De 1859 à 1912, l’école enregistre 573 inscriptions, soit une douzaine de nouveaux inscrits en moyenne chaque année. Durant les deux premières décennies de l’institution, environ les deux tiers des finissants vivent ensuite de l’agriculture. De 1912 à 1940, environ 7 000 étudiants seront admis à l’École d’agriculture de Sainte-Anne-de-la-Pocatière, dont 2 300 au cours moyen destiné aux fils de cultivateurs et 3 000 à divers cours spéciaux (coopération, industrie animale, mécanique, etc.).

Affiliée à l’Université Laval dès 1912, l’École d’agriculture de Sainte-Anne-de-la-Pocatière intègre la Faculté d’agriculture de l’Université Laval en 1962. La vocation agricole de l’établissement demeurera, puisqu’on y crée un institut de technologie  (agricole, puis agro­alimentaire) qui dispense une formation de niveau collégial telle qu’on la connaît encore aujourd’hui.

Première école d’agriculture (1859-1912) Photo : Archives de la Côte-du-Sud

La formation valorisée

La valorisation de la formation chez les agriculteurs a franchi un cap en 2001 lorsque le ministère de l’Agriculture, des Pêcheries et de l’Alimentation du Québec (MAPAQ) met sur pied le Programme d’appui financier à la relève agricole, un programme qui accorde une subvention (de 20 000 $ à 50 000 $) à un agriculteur de moins de 40 ans selon son niveau de scolarité. 

« C’est un programme qui a permis un peu de dépasser une vieille mentalité en donnant un petit coup de pouce aux jeunes qui détenaient une formation agricole parce que c’était encore mal vu à un certain moment. Ça donnait un peu une excuse pour aller à l’école parce que ça venait avec une compensation », soutient le professeur Maurice Doyon. 

« Quand j’ai fait mon cours en agroéconomie à l’Université Laval dans les années 1980, il n’y a eu aucun diplômé de ma cohorte qui est allé reprendre la ferme familiale. Aujourd’hui, je dirais que près de 40 % de ceux qui terminent s’en vont directement sur une ferme comme propriétaire ou copropriétaire ou bien ils démarrent une entreprise qui est une extension de la ferme familiale. »

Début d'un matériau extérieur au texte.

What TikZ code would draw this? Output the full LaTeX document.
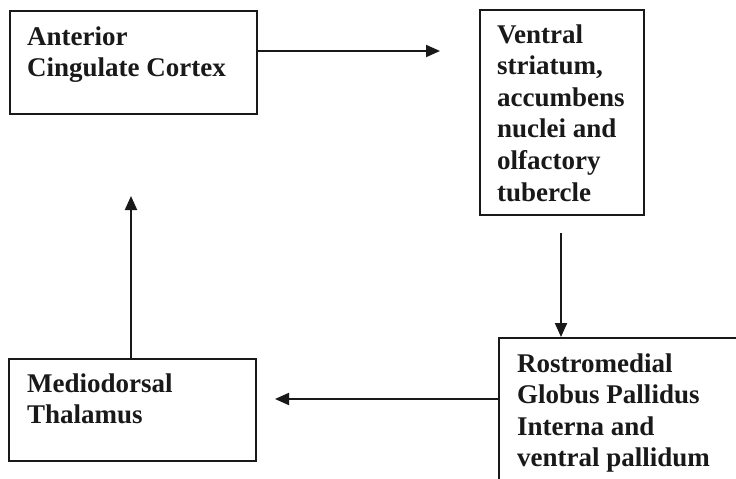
\documentclass[tikz,border=0pt]{standalone}
\usepackage{fontspec}
\setmainfont{Liberation Serif}
\usetikzlibrary{arrows.meta}
\tikzset{
  box/.style={draw=black!90, line width=1.5pt, rectangle, inner sep=0pt, anchor=north west},
  % multi-line labels are placed by the baseline of their last line
  lbl/.style={anchor=base west, inner sep=0pt, align=left,
    font=\fontsize{27pt}{31.6pt}\selectfont\bfseries, text=black!90},
  link/.style={draw=black!90, line width=2pt,
    -{Triangle[length=14pt,width=12pt]}}
}
\begin{document}
\begin{tikzpicture}[x=1pt,y=-1pt]
\useasboundingbox (0,0) rectangle (736,479);
\clip (0,0) rectangle (736,479);
\fill[white] (0,0) rectangle (736,479);

% boxes
\node[box, minimum width=247pt, minimum height=103pt] (acc) at (9,10) {};
\node[box, minimum width=164pt, minimum height=205pt] (vs) at (479,9) {};
\node[box, minimum width=300pt, minimum height=180pt] (gp) at (498,337) {};
\node[box, minimum width=247pt, minimum height=102pt] (md) at (8,358) {};

% labels
\node[lbl] (acc-t) at (27,76.6) {Anterior\\Cingulate Cortex};
\node[lbl] (vs-t) at (497,201) {Ventral\\striatum,\\accumbens\\nuclei and\\olfactory\\tubercle};
\node[lbl] (gp-t) at (517,466.8) {Rostromedial\\Globus Pallidus\\Interna and\\ventral pallidum};
\node[lbl] (md-t) at (27,423.6) {Mediodorsal\\Thalamus};

% free ends of the connectors
\coordinate (e1) at (440,51);
\coordinate (s2) at (561,233);
\coordinate (e3) at (275,399);
\coordinate (e4) at (131,196);

% connectors
\draw[link] (acc.east |- e1) -- (e1);
\draw[link] (s2) -- (s2 |- gp.north);
\draw[link] (gp.west |- e3) -- (e3);
\draw[link] (md.north -| e4) -- (e4);
\end{tikzpicture}
\end{document}
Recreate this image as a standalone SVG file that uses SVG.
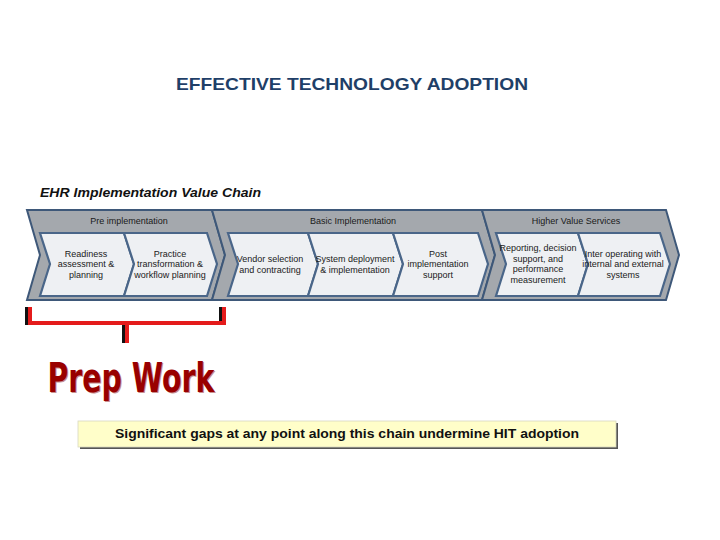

Aujourd’hui, l’enseignement en agriculture est largement dispensé sur le territoire du Québec. Outre les formations de 3e cycle offertes par l’Université Laval, l’Université McGill, l’Université de Montréal et l’Université du Québec en Abitibi-Témiscamingue, le diplôme d’études collégiales (DEC) en Gestion et technologies d’entreprise agricole et l’attestation d’études collégiales (AEC) en Gestion d’entreprises agricoles sont dispensés dans une douzaine d’établissements. 

Enfin, des formations débouchant sur des diplômes d’études professionnelles (DEP) reliés à l’agriculture sont offertes dans sept établissements.

Contenus des cours

La période d’Oka (1929 à 1931)

  • Élevage systématique du bétail laitier
  • Culture de la pomme de terre
  • Notre catéchisme agricole (cours élémentaire d’agriculture générale)
  • Aviculture 
  • Apiculture

La période de La Pocatière (1931 à 1939)

  • Cours général d’agriculture
  • Économie rurale
  • La coopération, les caisses populaires et le crédit agricole
  • Le sol et la plante
  • Zootechnie générale (Les animaux de la ferme)
  • Aviculture, horticulture et apiculture
  • Notions élémentaires d’économie rurale
  • Notions élémentaires de comptabilité agricole

La période de l’UCC (1939 à 1969)
Années 1940

  • Notions élémentaires de coopération
  • Le syndicalisme agricole
  • Notions élémentaires d’économie politique et sociale
  • Les plantes industrielles :
    le lin, la betterave à sucre, le tabac
  • Le boisé de ferme
  • Le civisme
  • L’établissement des jeunes
  • La terre et la famille
  • Comment faire une exploitation agricole profitable?
  • La doctrine sociale de l’Église
  • Éléments d’économie sociale rurale

Années 1950

  • L’écoulement des produits agricoles
  • La coopération en regard de la doctrine sociale de l’Église
  • Les caisses populaires Desjardins
  • La vente collective des produits de la ferme
  • Mécanisation agricole rationnelle
  • L’administration de la ferme
  • L’instruction et l’éducation des jeunes ruraux
  • Les buts du syndicalisme agricole et forestier
  • Le tracteur de ferme
  • Perspectives économiques de l’entreprise agricole familiale

Années 1960

  • Le syndicat local de l’UCC
  • Les comités. Esprit et méthode
  • L’aménagement des régions rurales
  • La gestion agricole et son organisation
  • La commercialisation des produits agricoles
  • Exploitation rationnelle de la forêt
  • L’agriculture au Québec. Situation actuelle et conditions de développement
  • La réforme scolaire au Québec
  • Comment produire du lait de qualité?